Doughty was the only City Council candidate to appear at the event. Incumbent City Council candidate Michael Celli is in Texas. Newcomer council candidate Ailene Simon was out of town, as was Ruth-Marie Spellman, an incumbent candidate for the Brewer school committee. Celli and Spellman had representatives read prepared statements that focused on their accomplishments and goals.

The most competition is in the school committee race, where four candidates are vying for two seats.

Incumbent Bubar, running for his third school committee term, said Brewer is at a crossroads with some “very large decisions pending on our physical schools.” He said Brewer students need the best possible education but that expenses need to be kept within the range residents can afford. Later in the discussion, Bubar said a study has revealed that Brewer schools are valued at $23 million, but expenses to correct deficiencies also are at $23 million.

Soon, Bubar said, “it will cost us more to maintain and upkeep these facilities than to build new facilities.”

Bost, running for her first term on the school committee, stressed the need to work under the guidance of the superintendent to keep a “special segment of the school population from falling through the cracks.” The comment was in response to a question about two Brewer schools being listed among the state’s underperforming schools as a result of the No Child Left Behind Act.

Brewer’s Washington Street School and the Brewer Middle School are on the low performance list, prompting Bubar to say the federal government again is “sending us mandates but no money to back them.”

Superintendent Betsy Webb explained that only a certain group of special education students had performed lower than the No Child Left Behind standards required.

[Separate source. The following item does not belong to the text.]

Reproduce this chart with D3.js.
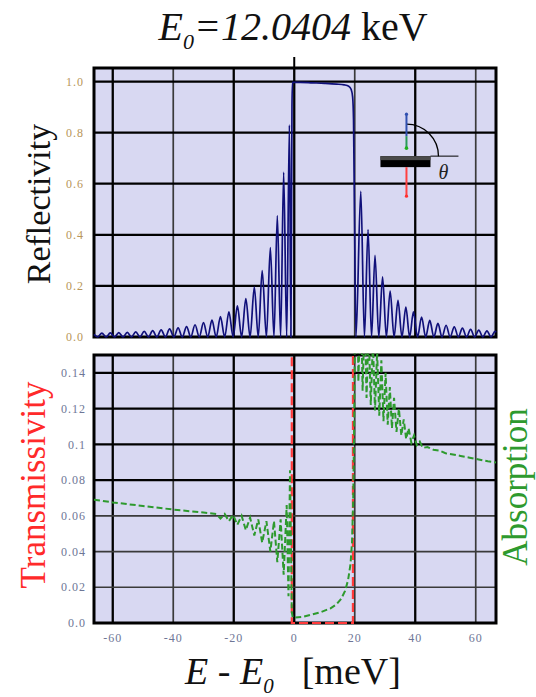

She also expressed her opinion that sanctions similar to those in the federal act do little to improve school and student performance. Webb also stressed that no Brewer student is in an unsafe situation, in response to comments about the age and condition of the school system’s physical plant.

Newcomer Frank Rapp Jr. described himself as an “average, blue-collar guy” from the “school of hard knocks” who had an interest in local schools.

When asked how they would vote on the education referendum, Bost, Rapp and Goss said they would pick item 1A.

Challenging the talk about new school buildings, Doughty said Brewer doesn’t need a “Taj Mahal” like new schools he described in Hermon and Ellsworth.

“I’m looking for a physical plant that is safe enough so no harm will come to my grandchildren or Brewer children of the future,” Goss said.